▶ [GIVEN TASK] Reproduce only the stretch of entries below that begins at the first line and ends at the line holding "ax.set_xlim(-0.507, 3.446)".

▶ [WORKING DATA]
** Begin **
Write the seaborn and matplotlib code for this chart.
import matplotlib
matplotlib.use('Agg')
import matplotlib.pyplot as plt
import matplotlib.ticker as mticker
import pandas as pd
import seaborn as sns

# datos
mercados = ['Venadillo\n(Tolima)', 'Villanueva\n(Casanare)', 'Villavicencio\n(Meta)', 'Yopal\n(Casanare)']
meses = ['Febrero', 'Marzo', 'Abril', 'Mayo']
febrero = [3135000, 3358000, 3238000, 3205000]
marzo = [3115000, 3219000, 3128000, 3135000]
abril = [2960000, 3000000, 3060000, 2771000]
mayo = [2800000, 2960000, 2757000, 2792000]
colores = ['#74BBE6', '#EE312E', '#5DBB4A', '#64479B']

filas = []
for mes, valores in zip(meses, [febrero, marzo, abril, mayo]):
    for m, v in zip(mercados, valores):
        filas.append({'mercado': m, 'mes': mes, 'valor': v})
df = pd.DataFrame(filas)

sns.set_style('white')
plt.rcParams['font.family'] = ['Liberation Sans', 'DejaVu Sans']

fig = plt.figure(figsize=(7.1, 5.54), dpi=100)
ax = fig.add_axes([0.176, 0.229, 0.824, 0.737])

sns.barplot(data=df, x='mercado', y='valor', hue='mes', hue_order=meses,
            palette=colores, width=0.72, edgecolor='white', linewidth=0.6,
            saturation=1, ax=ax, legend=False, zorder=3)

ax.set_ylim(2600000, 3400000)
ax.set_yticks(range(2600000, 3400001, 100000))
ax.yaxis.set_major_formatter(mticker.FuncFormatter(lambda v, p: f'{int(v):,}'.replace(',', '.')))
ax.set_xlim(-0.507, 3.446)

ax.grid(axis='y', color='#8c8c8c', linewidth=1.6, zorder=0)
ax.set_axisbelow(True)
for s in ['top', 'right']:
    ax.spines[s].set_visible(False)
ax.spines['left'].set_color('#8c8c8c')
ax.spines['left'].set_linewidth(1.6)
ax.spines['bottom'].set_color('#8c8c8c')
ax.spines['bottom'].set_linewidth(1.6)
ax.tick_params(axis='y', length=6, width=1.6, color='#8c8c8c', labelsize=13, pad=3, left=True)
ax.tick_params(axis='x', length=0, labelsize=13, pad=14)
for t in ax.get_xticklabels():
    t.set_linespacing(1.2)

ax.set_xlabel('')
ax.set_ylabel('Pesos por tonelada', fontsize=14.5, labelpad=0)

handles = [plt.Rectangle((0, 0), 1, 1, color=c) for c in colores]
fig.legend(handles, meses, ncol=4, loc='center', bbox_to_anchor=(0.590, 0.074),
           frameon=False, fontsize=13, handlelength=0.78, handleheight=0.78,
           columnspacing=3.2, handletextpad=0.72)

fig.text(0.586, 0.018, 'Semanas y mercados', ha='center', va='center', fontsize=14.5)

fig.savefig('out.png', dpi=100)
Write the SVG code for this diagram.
** End **
▶ [FINAL RESULT]
Write the seaborn and matplotlib code for this chart.
import matplotlib
matplotlib.use('Agg')
import matplotlib.pyplot as plt
import matplotlib.ticker as mticker
import pandas as pd
import seaborn as sns

# datos
mercados = ['Venadillo\n(Tolima)', 'Villanueva\n(Casanare)', 'Villavicencio\n(Meta)', 'Yopal\n(Casanare)']
meses = ['Febrero', 'Marzo', 'Abril', 'Mayo']
febrero = [3135000, 3358000, 3238000, 3205000]
marzo = [3115000, 3219000, 3128000, 3135000]
abril = [2960000, 3000000, 3060000, 2771000]
mayo = [2800000, 2960000, 2757000, 2792000]
colores = ['#74BBE6', '#EE312E', '#5DBB4A', '#64479B']

filas = []
for mes, valores in zip(meses, [febrero, marzo, abril, mayo]):
    for m, v in zip(mercados, valores):
        filas.append({'mercado': m, 'mes': mes, 'valor': v})
df = pd.DataFrame(filas)

sns.set_style('white')
plt.rcParams['font.family'] = ['Liberation Sans', 'DejaVu Sans']

fig = plt.figure(figsize=(7.1, 5.54), dpi=100)
ax = fig.add_axes([0.176, 0.229, 0.824, 0.737])

sns.barplot(data=df, x='mercado', y='valor', hue='mes', hue_order=meses,
            palette=colores, width=0.72, edgecolor='white', linewidth=0.6,
            saturation=1, ax=ax, legend=False, zorder=3)

ax.set_ylim(2600000, 3400000)
ax.set_yticks(range(2600000, 3400001, 100000))
ax.yaxis.set_major_formatter(mticker.FuncFormatter(lambda v, p: f'{int(v):,}'.replace(',', '.')))
ax.set_xlim(-0.507, 3.446)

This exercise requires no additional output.